Colonial Bank
- Industry: Banking
- Founded: June 1, 1836; 189 years ago in London
- Defunct: September 15, 1925
- Successor: Barclays Bank (Dominion, Colonial and Overseas)
- Headquarters: London, United Kingdom
- Area served: West Indies

= Colonial Bank (West Indies) =

Bank

The Colonial Bank was a bank in the British territories of the West Indies during the colonial era. The bank was established by royal charter on 1 June 1836, and had opened offices in most of the territories by 1837.

The Colonial Bank Act 1916 (6 & 7 Geo. 5. c. vi) gave the Colonial Bank the power to operate throughout the British Empire, and it expanded to West Africa. The Colonial Bank Act 1917 (7 & 8 Geo. 5. c. xlviii) further extended the bank's powers, allowing it to operate in any part of the world. Later in 1917, the Colonial Bank entered into a working arrangement with Barclays Bank.

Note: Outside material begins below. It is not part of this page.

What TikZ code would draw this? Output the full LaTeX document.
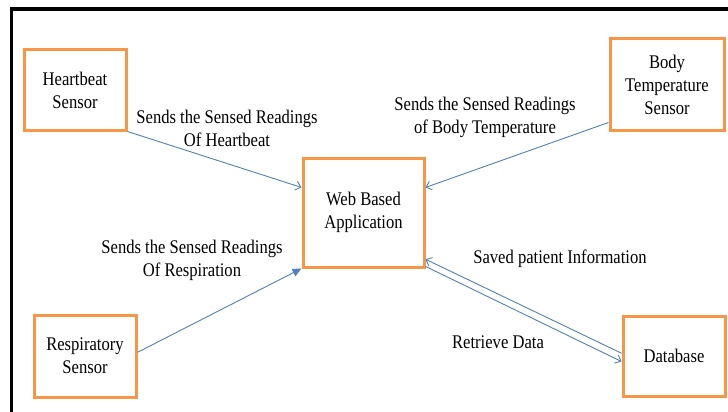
\documentclass[tikz,border=0pt]{standalone}
\usepackage{fontspec}
\setmainfont[FakeStretch=0.86]{Liberation Serif}
\usetikzlibrary{arrows.meta}
\definecolor{boxorange}{RGB}{247,150,70}
\definecolor{linkblue}{RGB}{79,129,189}
\begin{document}
\begin{tikzpicture}[x=1pt,y=-1pt,
  every node/.style={font=\fontsize{19.3}{23}\selectfont},
  unit/.style={draw=boxorange,line width=3pt,fill=white,inner sep=0pt,align=center},
  caption/.style={align=center,inner sep=0pt},
  link/.style={draw=linkblue,line width=0.9pt,-{Straight Barb[length=5pt,width=9pt,line width=0.9pt]}},
  pushlink/.style={draw=linkblue,line width=0.9pt,-{Triangle[length=9pt,width=8pt]}}]
  % canvas and frame
  \useasboundingbox (0,0) rectangle (728,412);
  \fill[white] (0,0) rectangle (728,412);
  \draw[line width=3.5pt] (11.5,412) -- (11.5,9) -- (728,9);

  % components
  \node[unit,minimum width=102pt,minimum height=80pt] (heart) at (75,90) {Heartbeat\\Sensor};
  \node[unit,minimum width=114pt,minimum height=91pt] (body) at (667,84.5) {Body\\Temperature\\Sensor};
  \node[unit,minimum width=102pt,minimum height=82pt] (resp) at (85,356) {Respiratory\\Sensor};
  \node[unit,minimum width=121pt,minimum height=109pt] (web) at (363.5,212.5) {Web Based\\Application};
  \node[unit,minimum width=102pt,minimum height=80pt] (db) at (674,356) {Database};

  % data flows
  \draw[link] (heart.south east) -- (web.158);
  \draw[link] (body.213) -- (web.22);
  \draw[pushlink] (resp.4) -- (web.south west);
  \draw[link] (db.177) -- (web.-37);
  \draw[link] (web.-41) -- (db.186);

  % flow captions
  \node[caption] (lheart) at (227,128) {Sends the Sensed Readings\\Of Heartbeat};
  \node[caption] (lbody) at (485,117) {Sends the Sensed Readings\\of Body Temperature};
  \node[caption] (lresp) at (192,260) {Sends the Sensed Readings\\Of Respiration};
  \node[caption] (lsave) at (560,259) {Saved patient Information};
  \node[caption] (lget) at (498,342) {Retrieve Data};
\end{tikzpicture}
\end{document}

Barclays Bank obtained control of Colonial Bank in 1919, and following re-incorporation by the Colonial Bank Act 1925 (15 & 16 Geo. 5. c. cvi) it changed its name to Barclays Bank (Dominion, Colonial and Overseas). The Anglo-Egyptian Bank and the National Bank of South Africa were then merged into Barclays Bank DCO.